Baca juga: Kwik Kian Gie Menentang Pemberian SKL BLBI yang Disetujui Megawati
Kwik bersaksi untuk terdakwa mantan Kepala Badan Penyehatan Perbankan Nasional (BPPN) Syafruddin Arsyad Temenggung.
"Ibu Presiden minta Pak Yusril pada saat itu susun drafnya saja.
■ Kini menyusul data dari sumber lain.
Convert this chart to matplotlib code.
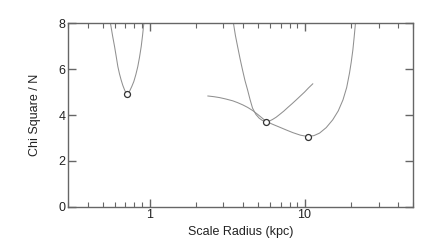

Formalnya memang Setneg Pak Lambok, Pak Bambang Kesowo," ujar Kwik kepada jaksa Komisi Pemberantasan Korupsi (KPK).
Kwik mengatakan, keputusan Presiden untuk menerbitkan Inpres itu guna memberikan kepastian hukum bagi para debitur.
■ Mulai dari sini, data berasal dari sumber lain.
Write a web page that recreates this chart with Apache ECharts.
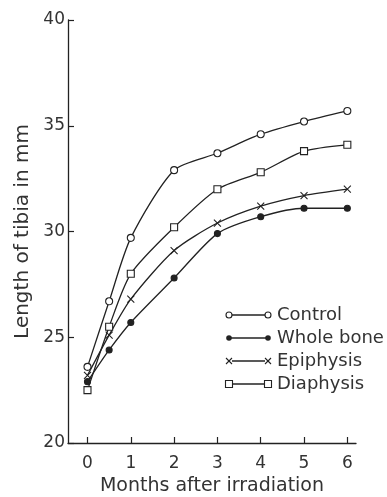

Namun, menurut Kwik, pada saat itu dia menolak dengan tegas pemberian SKL kepada obligor BLBI.
Baca juga: Mantan Kepala BPPN Akui Ada Penyalahgunaan Dana BLBI oleh Sjamsul Nursalim
Kwik menilai, pemberian SKL sangat berbahaya karena dapat menimbulkan kerugian negara.
Seharusnya, menurut Kwik, SKL hanya dapat diberikan kepada debitur yang telah melunasi utang.
Dalam kasus ini, Syafruddin didakwa merugikan negara sekitar Rp 4,5 triliun terkait penerbitan Surat Keterangan Lunas (SKL) BLBI kepada Bank Dagang Negara Indonesia (BDNI).
Menurut jaksa, perbuatan Syafruddin telah memperkaya Sjamsul Nursalim, selaku pemegang saham pengendali BDNI tahun 2004. Keuntungan yang diperoleh Sjamsul dinilai sebagai kerugian negara.
Baca juga: Cerita Mantan Menkeu Tanda Tangan Surat Utang BLBI Rp 144 Triliun
Menurut jaksa, Syafruddin selaku Kepala BPPN diduga melakukan penghapusan piutang BDNI kepada petani tambak yang dijamin oleh PT Dipasena Citra Darmadja (PT DCD) dan PT Wachyuni Mandira (PT WM).
Selain itu, Syafruddin disebut telah menerbitkan Surat Pemenuhan Kewajiban Pemegang Saham.
Padahal, menurut jaksa, Sjamsul Nursalim belum menyelesaikan kewajibannya terhadap kesalahan dalam menampilkan piutang BDNI kepada petambak, yang akan diserahkan kepada BPPN.
Kesalahan itu membuat seolah-olah sebagai piutang yang lancar (misrepresentasi).